→ STATED PROBLEM
Give every line back verbatim, dropping all images.

→ DATA EXTRACT

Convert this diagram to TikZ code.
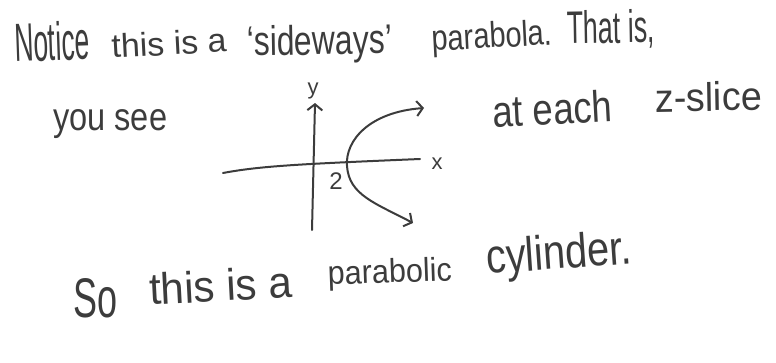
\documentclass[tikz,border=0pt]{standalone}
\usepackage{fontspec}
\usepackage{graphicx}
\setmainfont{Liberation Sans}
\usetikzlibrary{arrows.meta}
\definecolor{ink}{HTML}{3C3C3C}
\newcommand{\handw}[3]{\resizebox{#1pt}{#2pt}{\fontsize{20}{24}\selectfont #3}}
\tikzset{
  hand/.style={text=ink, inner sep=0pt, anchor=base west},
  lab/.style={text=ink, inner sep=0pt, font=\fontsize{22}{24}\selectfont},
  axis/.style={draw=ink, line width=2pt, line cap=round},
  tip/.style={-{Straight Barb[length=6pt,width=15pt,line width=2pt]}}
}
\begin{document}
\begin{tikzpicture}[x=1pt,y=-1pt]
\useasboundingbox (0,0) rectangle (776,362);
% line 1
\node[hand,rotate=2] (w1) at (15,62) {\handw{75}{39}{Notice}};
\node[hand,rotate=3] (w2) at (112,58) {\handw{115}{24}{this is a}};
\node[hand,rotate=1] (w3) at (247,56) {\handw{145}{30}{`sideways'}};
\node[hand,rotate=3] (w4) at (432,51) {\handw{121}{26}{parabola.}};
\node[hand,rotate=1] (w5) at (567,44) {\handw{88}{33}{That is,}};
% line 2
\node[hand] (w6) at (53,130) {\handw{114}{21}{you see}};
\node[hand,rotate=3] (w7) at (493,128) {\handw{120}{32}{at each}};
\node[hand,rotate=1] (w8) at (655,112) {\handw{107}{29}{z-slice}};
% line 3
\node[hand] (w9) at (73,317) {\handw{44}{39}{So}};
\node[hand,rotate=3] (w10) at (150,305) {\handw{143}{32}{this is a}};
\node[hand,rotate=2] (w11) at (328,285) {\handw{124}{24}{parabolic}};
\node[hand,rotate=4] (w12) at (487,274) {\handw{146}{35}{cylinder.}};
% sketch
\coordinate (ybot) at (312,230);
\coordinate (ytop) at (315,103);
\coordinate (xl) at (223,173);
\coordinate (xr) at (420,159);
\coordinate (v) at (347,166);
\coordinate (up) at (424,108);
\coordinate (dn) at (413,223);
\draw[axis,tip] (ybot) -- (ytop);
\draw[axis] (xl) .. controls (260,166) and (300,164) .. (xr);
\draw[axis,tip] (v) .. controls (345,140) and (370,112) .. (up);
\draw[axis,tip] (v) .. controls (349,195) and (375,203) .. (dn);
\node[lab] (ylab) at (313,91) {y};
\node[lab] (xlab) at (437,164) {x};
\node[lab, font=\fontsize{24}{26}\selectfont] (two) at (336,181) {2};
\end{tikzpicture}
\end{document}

→ COMPLETED TASK
Convert this diagram to TikZ code.
\documentclass[tikz,border=0pt]{standalone}
\usepackage{fontspec}
\usepackage{graphicx}
\setmainfont{Liberation Sans}
\usetikzlibrary{arrows.meta}
\definecolor{ink}{HTML}{3C3C3C}
\newcommand{\handw}[3]{\resizebox{#1pt}{#2pt}{\fontsize{20}{24}\selectfont #3}}
\tikzset{
  hand/.style={text=ink, inner sep=0pt, anchor=base west},
  lab/.style={text=ink, inner sep=0pt, font=\fontsize{22}{24}\selectfont},
  axis/.style={draw=ink, line width=2pt, line cap=round},
  tip/.style={-{Straight Barb[length=6pt,width=15pt,line width=2pt]}}
}
\begin{document}
\begin{tikzpicture}[x=1pt,y=-1pt]
\useasboundingbox (0,0) rectangle (776,362);
% line 1
\node[hand,rotate=2] (w1) at (15,62) {\handw{75}{39}{Notice}};
\node[hand,rotate=3] (w2) at (112,58) {\handw{115}{24}{this is a}};
\node[hand,rotate=1] (w3) at (247,56) {\handw{145}{30}{`sideways'}};
\node[hand,rotate=3] (w4) at (432,51) {\handw{121}{26}{parabola.}};
\node[hand,rotate=1] (w5) at (567,44) {\handw{88}{33}{That is,}};
% line 2
\node[hand] (w6) at (53,130) {\handw{114}{21}{you see}};
\node[hand,rotate=3] (w7) at (493,128) {\handw{120}{32}{at each}};
\node[hand,rotate=1] (w8) at (655,112) {\handw{107}{29}{z-slice}};
% line 3
\node[hand] (w9) at (73,317) {\handw{44}{39}{So}};
\node[hand,rotate=3] (w10) at (150,305) {\handw{143}{32}{this is a}};
\node[hand,rotate=2] (w11) at (328,285) {\handw{124}{24}{parabolic}};
\node[hand,rotate=4] (w12) at (487,274) {\handw{146}{35}{cylinder.}};
% sketch
\coordinate (ybot) at (312,230);
\coordinate (ytop) at (315,103);
\coordinate (xl) at (223,173);
\coordinate (xr) at (420,159);
\coordinate (v) at (347,166);
\coordinate (up) at (424,108);
\coordinate (dn) at (413,223);
\draw[axis,tip] (ybot) -- (ytop);
\draw[axis] (xl) .. controls (260,166) and (300,164) .. (xr);
\draw[axis,tip] (v) .. controls (345,140) and (370,112) .. (up);
\draw[axis,tip] (v) .. controls (349,195) and (375,203) .. (dn);
\node[lab] (ylab) at (313,91) {y};
\node[lab] (xlab) at (437,164) {x};
\node[lab, font=\fontsize{24}{26}\selectfont] (two) at (336,181) {2};
\end{tikzpicture}
\end{document}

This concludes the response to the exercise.